Opening act: Uniting church and state

That’s ridiculous! So spake the brilliant, productive, acerbic federal judge Richard Posner. What was ridiculous, in his eyes, was the position taken by an attorney for the University of Notre Dame. As reported in the Chicago Sun-Times (January 11), the issue was $465,000 of federal money allocated to Notre Dame, which the school used to train Catholic school teachers, an act that violated First Amendment strictures. Posner said the money should be returned. “Lots of luck!” was effectually the response from Michael Carvin, Notre Dame’s attorney, prompting Posner’s judgment: “That’s ridiculous!”

The judge followed with a hypothetical which he evidently thought would draw a “That’s ridiculous!” from Notre Dame.

“What if Congress said, ‘OK, we love Valparaiso University, so we’re going to make Lutheranism the national religion of the United States and we’re going to give a billion dollars to the Lutheran Church,’ and the Lutheran Church takes the billion dollars and builds lots of nice churches,” Posner suggested. “All the money is spent before the ACLU brings its suit.

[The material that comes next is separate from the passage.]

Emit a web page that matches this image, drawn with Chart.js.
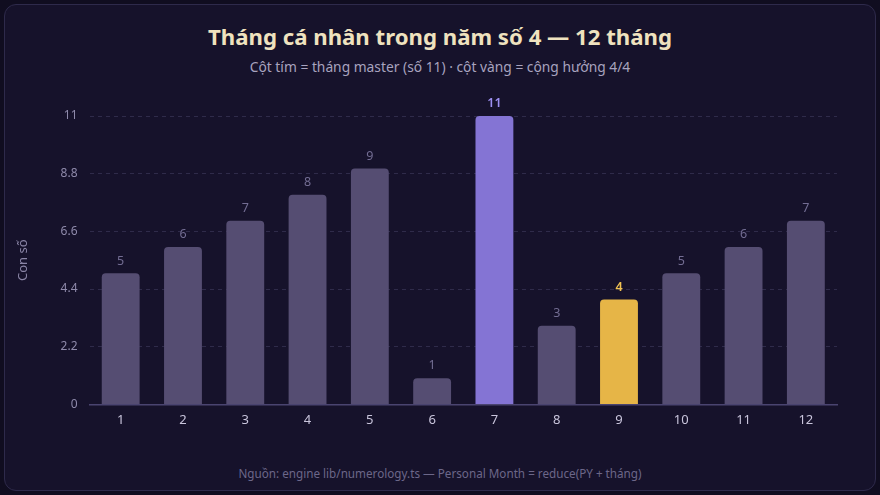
<!DOCTYPE html>
<html lang="vi">
<head>
<meta charset="utf-8">
<script src="https://cdn.jsdelivr.net/npm/chart.js@4/dist/chart.umd.min.js"></script>
<style>
  html, body { margin: 0; padding: 0; background: #100d20; }
  body { width: 880px; height: 495px; position: relative; font-family: "Noto Sans", sans-serif; overflow: hidden; }
  .card {
    position: absolute; left: 4px; top: 4px; width: 870px; height: 485px;
    background: #16122b; border: 1.5px solid #2e2a4b; border-radius: 12px;
  }
  h1 { position: absolute; top: 16px; left: 0; width: 100%; margin: 0; text-align: center;
       font-size: 22.2px; font-weight: 700; color: #efe2bf; }
  .sub { position: absolute; top: 52px; left: 0; width: 100%; text-align: center;
         font-size: 13.8px; color: #a8a3bf; }
  .foot { position: absolute; top: 460px; left: 0; width: 100%; text-align: center;
          font-size: 11.7px; color: #6c6789; }
  .wrap { position: absolute; left: 2px; top: 89px; width: 846px; height: 334px; }
</style>
</head>
<body>
<div class="card">
  <h1>Tháng cá nhân trong năm số 4 — 12 tháng</h1>
  <div class="sub">Cột tím = tháng master (số 11) · cột vàng = cộng hưởng 4/4</div>
  <div class="wrap"><canvas id="chart"></canvas></div>
  <div class="foot">Nguồn: engine lib/numerology.ts — Personal Month = reduce(PY + tháng)</div>
</div>
<script>
// Data
const months = ['1', '2', '3', '4', '5', '6', '7', '8', '9', '10', '11', '12'];
const personalMonth = [5, 6, 7, 8, 9, 1, 11, 3, 4, 5, 6, 7];
const yTicks = [0, 2.2, 4.4, 6.6, 8.8, 11];

const MASTER = 11, YEAR = 4;

function barColor(v) {
    if (v === MASTER) return '#8474d4';
    if (v === YEAR) return '#e6b547';
    return '#554d72';
}
function labelColor(v) {
    if (v === MASTER) return '#9d90f2';
    if (v === YEAR) return '#f0c252';
    return '#736d93';
}

// Draws the value above each bar
const valueLabels = {
    id: 'valueLabels',
    afterDatasetsDraw(chart) {
        const ctx = chart.ctx;
        const meta = chart.getDatasetMeta(0);
        ctx.save();
        ctx.textAlign = 'center';
        ctx.textBaseline = 'bottom';
        meta.data.forEach((bar, i) => {
            const v = personalMonth[i];
            const special = v === MASTER || v === YEAR;
            ctx.font = (special ? '600 ' : '') + '12.5px "Noto Sans", sans-serif';
            ctx.fillStyle = labelColor(v);
            ctx.fillText(String(v), bar.x, bar.y - 6);
        });
        ctx.restore();
    }
};

new Chart(document.getElementById('chart').getContext('2d'), {
    type: 'bar',
    data: {
        labels: months,
        datasets: [{
            data: personalMonth,
            backgroundColor: personalMonth.map(barColor),
            borderRadius: 4,
            borderSkipped: 'bottom',
            categoryPercentage: 0.8,
            barPercentage: 0.76
        }]
    },
    options: {
        responsive: true,
        maintainAspectRatio: false,
        animation: false,
        layout: { padding: { top: 22, right: 16, left: 4 } },
        plugins: { legend: { display: false }, tooltip: { enabled: false } },
        scales: {
            x: {
                grid: { display: false },
                border: { color: '#4a4470', width: 1.5 },
                ticks: { color: '#c9c5dc', font: { family: 'Noto Sans', size: 13 }, padding: 0 }
            },
            y: {
                min: 0, max: 11,
                afterBuildTicks(axis) { axis.ticks = yTicks.map(v => ({ value: v })); },
                grid: { color: '#2f2b4a', drawTicks: false },
                border: { display: false, dash: [4, 4] },
                ticks: { color: '#8f8aab', font: { family: 'Noto Sans', size: 12 }, padding: 12 },
                title: { display: true, text: 'Con số', color: '#8a85a6', font: { family: 'Noto Sans', size: 13 }, padding: { bottom: 18 } }
            }
        }
    },
    plugins: [valueLabels]
});
</script>
</body>
</html>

Are you saying . . . the Lutheran Church could keep all their buildings?” Carvin’s yes drew another “That’s ridiculous!” from the bench.

Let me intervene with my own ridiculousness. Whether or not Congress loves Valparaiso University, I do, being a satisfied customer. Two of my family members graduated from there, and I’ve often spoken or enjoyed activities at the school. So for a split second I thought Posner’s hypothetical would make for a great reality. But as I pondered the rest of his sentence, the dream turned into a will-o’-the-wisp: Posner pictured Valparaiso deeding that billion dollars to the Lutheran Church. And the will-o’-the-wisp turned into a nightmare with Posner’s fantasizing that Congress and Valparaiso could conspire “to make Lutheranism the national religion of the United States.” As they say in court, Objection!

First, it’s more likely that Congress would choose not Lutheran Valparaiso or Catholic Notre Dame but one of the universities still affiliated with the Southern Baptist Convention. The SBC peoples Congress with aggressive pro-establishment legislators. Lutherans are fairly rare figures on Capitol Hill, and in the U.S. Lutherans rather strenuously disbelieve in a “national religion.”

A second objection arises because Lutherans sadly have had some experience with representing a national religion. Until 2000 they did that in Sweden, which numbers 7.2 million Lutheran communicants. But only 7 seven percent of those Lutheran men and only 11 percent of those Lutheran women ever darken a church door. Some estimates say only 1 percent of Swedes can be found in church on any Sunday. Lutheranism is and has been for centuries the national religion also in Norway, Denmark and Iceland, where participation is not much better.

Final objection: Congress and Valparaiso could not make Lutheranism the national religion because they’d have to ask which Lutherans. The Evangelical Lutheran Church in America and the synods of Missouri and Wisconsin don’t talk much to each other, and there are 17 smaller Lutheran bodies out there ready to fuss if privilege were shown to one rather than another. The ruckus these squabbling Lutheran bodies would raise would certainly stir the ACLU to intervene early enough to abort the scheme.

If Congress did adopt a “Lutheranism as the national religion” policy, I’d hope that Lutherans would demand a recount.